→ Written problem
Repeat exactly the lines running from the line that contains "What matplotlib code" to the line that contains "plt.rcParams['mathtext.bf'] = 'Liberation"; include both ends and add nothing.

→ Source records
--------------------

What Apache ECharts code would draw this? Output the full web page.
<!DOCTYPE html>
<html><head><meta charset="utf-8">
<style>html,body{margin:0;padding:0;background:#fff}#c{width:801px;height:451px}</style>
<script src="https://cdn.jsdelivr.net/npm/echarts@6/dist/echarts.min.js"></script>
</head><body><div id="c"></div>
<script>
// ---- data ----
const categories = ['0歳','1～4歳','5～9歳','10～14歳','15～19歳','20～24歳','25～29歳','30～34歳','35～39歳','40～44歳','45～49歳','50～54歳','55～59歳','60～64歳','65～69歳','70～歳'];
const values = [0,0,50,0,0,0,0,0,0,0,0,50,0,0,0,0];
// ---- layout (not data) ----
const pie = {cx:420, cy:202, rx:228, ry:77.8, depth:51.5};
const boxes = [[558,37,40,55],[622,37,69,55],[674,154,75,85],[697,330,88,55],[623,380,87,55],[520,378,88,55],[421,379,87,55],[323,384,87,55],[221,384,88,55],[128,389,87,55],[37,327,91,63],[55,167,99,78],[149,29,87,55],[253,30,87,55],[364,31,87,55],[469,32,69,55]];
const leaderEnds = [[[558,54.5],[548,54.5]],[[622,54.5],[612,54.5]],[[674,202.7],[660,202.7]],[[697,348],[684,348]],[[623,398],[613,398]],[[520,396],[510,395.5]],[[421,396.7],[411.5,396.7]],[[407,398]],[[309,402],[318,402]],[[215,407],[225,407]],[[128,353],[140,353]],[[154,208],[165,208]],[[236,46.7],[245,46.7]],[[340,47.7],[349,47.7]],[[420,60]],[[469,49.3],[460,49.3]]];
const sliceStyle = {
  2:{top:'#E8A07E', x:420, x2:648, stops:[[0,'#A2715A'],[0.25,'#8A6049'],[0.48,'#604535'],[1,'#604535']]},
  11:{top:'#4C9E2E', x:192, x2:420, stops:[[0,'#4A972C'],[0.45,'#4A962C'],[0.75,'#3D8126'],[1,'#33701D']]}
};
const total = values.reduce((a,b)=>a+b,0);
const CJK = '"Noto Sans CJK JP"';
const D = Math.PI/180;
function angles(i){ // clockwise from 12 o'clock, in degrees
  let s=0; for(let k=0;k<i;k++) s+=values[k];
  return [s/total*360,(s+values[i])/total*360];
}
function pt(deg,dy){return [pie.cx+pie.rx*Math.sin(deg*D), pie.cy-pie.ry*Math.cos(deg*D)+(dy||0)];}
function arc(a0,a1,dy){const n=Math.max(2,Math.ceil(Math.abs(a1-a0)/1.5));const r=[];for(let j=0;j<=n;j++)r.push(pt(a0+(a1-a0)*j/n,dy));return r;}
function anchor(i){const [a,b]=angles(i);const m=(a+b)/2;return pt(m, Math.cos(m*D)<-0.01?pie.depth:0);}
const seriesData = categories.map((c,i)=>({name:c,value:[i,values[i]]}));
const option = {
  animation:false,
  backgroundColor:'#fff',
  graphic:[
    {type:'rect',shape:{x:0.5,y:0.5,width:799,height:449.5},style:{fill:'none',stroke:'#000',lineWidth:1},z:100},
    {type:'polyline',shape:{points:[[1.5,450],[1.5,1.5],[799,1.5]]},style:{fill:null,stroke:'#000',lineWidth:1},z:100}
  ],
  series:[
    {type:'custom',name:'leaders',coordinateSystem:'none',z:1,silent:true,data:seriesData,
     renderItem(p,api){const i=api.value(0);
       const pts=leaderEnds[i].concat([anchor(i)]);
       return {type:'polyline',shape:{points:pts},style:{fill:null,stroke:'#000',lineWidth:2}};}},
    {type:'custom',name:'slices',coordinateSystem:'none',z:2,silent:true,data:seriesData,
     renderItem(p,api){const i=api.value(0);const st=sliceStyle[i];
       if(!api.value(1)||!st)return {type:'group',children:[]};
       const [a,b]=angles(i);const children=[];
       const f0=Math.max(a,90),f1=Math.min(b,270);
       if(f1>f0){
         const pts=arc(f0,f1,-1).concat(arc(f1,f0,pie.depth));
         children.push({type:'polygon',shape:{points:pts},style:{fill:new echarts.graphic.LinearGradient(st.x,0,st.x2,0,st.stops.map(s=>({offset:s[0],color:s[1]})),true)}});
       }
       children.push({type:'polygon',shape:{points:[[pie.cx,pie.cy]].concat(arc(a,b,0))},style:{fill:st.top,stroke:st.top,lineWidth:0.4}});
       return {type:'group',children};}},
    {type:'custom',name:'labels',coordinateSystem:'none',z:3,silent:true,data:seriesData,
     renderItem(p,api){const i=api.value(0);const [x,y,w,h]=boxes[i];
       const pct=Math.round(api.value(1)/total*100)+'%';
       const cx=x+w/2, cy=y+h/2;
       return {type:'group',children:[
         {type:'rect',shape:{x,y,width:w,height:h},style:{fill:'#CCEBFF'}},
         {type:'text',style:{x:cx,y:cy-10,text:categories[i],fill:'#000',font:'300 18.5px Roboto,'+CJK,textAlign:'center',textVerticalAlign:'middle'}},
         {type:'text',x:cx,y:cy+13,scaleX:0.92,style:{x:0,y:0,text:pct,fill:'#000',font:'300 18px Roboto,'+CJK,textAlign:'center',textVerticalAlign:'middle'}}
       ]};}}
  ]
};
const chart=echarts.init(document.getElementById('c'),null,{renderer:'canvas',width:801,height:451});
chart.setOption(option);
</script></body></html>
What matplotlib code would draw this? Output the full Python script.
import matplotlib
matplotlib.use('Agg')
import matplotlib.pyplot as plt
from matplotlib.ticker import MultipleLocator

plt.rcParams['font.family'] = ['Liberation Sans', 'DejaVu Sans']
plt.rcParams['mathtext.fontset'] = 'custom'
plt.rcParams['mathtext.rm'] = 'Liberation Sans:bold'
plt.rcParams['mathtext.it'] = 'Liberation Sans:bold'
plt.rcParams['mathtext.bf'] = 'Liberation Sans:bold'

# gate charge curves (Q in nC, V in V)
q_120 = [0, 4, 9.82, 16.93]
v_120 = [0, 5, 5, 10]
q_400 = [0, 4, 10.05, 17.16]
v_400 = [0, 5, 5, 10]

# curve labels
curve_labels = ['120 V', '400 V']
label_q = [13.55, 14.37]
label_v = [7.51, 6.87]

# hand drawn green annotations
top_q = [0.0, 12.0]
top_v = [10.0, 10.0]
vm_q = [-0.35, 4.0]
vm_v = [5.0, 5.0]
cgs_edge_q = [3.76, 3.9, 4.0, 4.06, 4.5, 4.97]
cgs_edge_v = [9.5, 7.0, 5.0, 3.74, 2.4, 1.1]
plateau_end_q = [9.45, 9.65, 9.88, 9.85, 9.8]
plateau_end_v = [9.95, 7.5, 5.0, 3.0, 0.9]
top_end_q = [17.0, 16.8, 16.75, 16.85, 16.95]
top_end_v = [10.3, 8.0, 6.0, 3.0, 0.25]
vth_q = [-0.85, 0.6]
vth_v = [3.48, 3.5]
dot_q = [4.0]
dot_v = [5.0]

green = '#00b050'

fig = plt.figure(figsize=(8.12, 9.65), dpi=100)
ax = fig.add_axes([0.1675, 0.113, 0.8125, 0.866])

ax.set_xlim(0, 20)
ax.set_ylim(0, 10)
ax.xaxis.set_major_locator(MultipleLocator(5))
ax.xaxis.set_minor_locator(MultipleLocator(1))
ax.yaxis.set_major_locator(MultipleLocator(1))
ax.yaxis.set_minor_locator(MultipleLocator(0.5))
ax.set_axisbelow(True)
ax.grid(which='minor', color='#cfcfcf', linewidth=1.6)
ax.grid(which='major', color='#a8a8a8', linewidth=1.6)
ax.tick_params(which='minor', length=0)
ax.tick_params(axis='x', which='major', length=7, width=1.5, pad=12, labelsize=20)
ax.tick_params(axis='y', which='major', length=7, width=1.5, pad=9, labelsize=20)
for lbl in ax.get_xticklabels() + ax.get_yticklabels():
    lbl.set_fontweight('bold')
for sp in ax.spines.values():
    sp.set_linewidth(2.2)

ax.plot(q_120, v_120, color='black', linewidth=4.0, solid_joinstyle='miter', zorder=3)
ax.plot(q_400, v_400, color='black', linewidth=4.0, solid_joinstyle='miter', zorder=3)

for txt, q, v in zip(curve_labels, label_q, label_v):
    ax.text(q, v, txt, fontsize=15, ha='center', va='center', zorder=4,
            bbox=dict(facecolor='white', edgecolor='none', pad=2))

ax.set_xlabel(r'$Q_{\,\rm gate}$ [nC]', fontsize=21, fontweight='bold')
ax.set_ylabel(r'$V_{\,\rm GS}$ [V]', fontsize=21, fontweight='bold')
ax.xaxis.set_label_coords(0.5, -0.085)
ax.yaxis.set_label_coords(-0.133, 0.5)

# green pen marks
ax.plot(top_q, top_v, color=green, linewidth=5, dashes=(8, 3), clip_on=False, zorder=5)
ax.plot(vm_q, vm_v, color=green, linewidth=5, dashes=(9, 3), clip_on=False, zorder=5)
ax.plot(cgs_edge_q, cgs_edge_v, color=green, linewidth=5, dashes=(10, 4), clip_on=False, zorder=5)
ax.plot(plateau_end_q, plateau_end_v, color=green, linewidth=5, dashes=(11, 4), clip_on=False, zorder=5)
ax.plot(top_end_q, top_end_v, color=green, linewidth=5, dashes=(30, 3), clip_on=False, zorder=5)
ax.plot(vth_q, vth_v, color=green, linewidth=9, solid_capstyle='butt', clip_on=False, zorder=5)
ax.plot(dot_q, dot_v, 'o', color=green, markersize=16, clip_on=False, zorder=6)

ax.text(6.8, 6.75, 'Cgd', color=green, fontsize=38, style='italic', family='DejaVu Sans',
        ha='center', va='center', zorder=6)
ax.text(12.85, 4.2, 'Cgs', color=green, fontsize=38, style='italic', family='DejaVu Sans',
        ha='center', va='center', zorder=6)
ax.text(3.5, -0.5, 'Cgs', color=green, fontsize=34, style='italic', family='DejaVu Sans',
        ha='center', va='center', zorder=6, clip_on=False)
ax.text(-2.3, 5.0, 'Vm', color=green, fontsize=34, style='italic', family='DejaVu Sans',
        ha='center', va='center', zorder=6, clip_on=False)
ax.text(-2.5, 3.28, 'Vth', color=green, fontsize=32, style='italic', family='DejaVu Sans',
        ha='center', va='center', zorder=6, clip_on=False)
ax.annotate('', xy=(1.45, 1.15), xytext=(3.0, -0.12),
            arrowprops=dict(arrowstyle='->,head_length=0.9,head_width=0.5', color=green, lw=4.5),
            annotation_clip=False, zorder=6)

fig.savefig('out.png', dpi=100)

--------------------

→ Expected answer
What matplotlib code would draw this? Output the full Python script.
import matplotlib
matplotlib.use('Agg')
import matplotlib.pyplot as plt
from matplotlib.ticker import MultipleLocator

plt.rcParams['font.family'] = ['Liberation Sans', 'DejaVu Sans']
plt.rcParams['mathtext.fontset'] = 'custom'
plt.rcParams['mathtext.rm'] = 'Liberation Sans:bold'
plt.rcParams['mathtext.it'] = 'Liberation Sans:bold'
plt.rcParams['mathtext.bf'] = 'Liberation Sans:bold'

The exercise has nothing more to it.